Doctor of Philosophy (Ph.D.)

Degree Granting Department

Information Systems and Decision Sciences

Major Professor

Wolfgang Jank, Ph.D.

Co-Major Professor

Daniel Zantedeschi, Ph.D.

Committee Member

Balaji Padmanabhan, Ph.D.

Committee Member

Dipayan Biswas, Ph.D.

Committee Member

Kaushik Dutta, Ph.D.

Keywords

Direct Promotion, Functional Data Analysis, Quasi-Experiment, Control Function Approach, Counterfactual Simulations

Abstract

Both literature and practice have investigated how the vast amount of ever increasing customer information can inform marketing strategy and decision making.
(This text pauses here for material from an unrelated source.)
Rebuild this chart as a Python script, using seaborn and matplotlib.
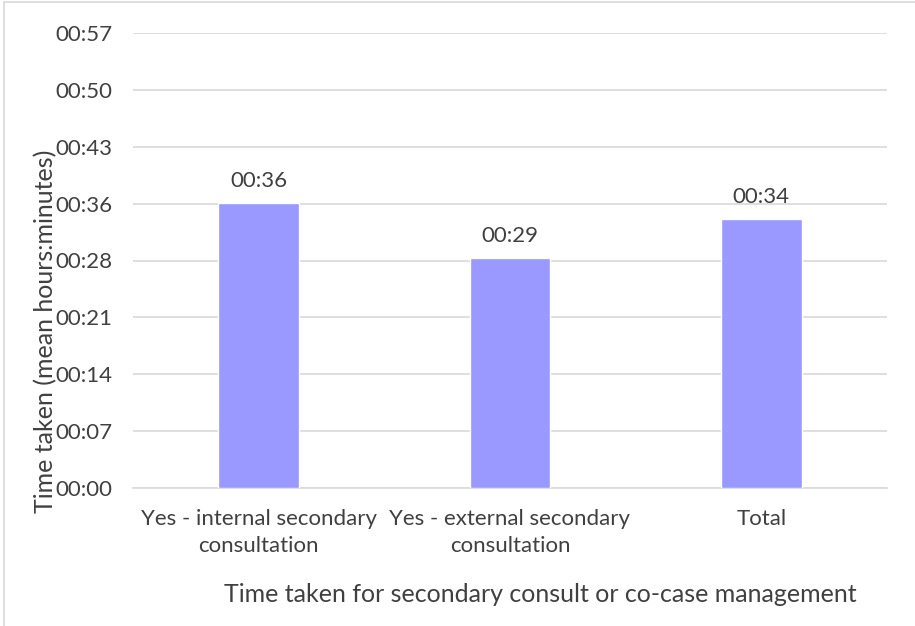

However, the customer data is often susceptible to modeling bias and misleading findings due to various factors including sample selection and unobservable variables. The available analytics toolkit has continued to develop but in the age of nearly perfect information, the customer decision making has also evolved. The dissertation addresses some of the challenges in deriving valid and useful consumer insights from customer data in the digital age. The first study addresses the limitations of traditional customer purchase measures to account of dynamic temporal variations in the customer purchase history. The study proposes a new approach for representation and summarization of customer purchases to improve promotion forecasts. The method also accounts for sample selection bias that arises due to biased selection of customers for the promotion. The second study investigates the impact of increasing internet penetration on the consumer choices and their response to marketing actions. Using the case study of physician’s drug prescribing, the study identifies how marketers can misallocate resources at the regional level by not accounting for variations in internet penetration. The third paper develops a data driven metric for measuring temporal variations in the brand loyalty. Using a network representation of brand and customer the study also investigates the spillover effects of manufacturer related information shocks on the brand’s loyalty.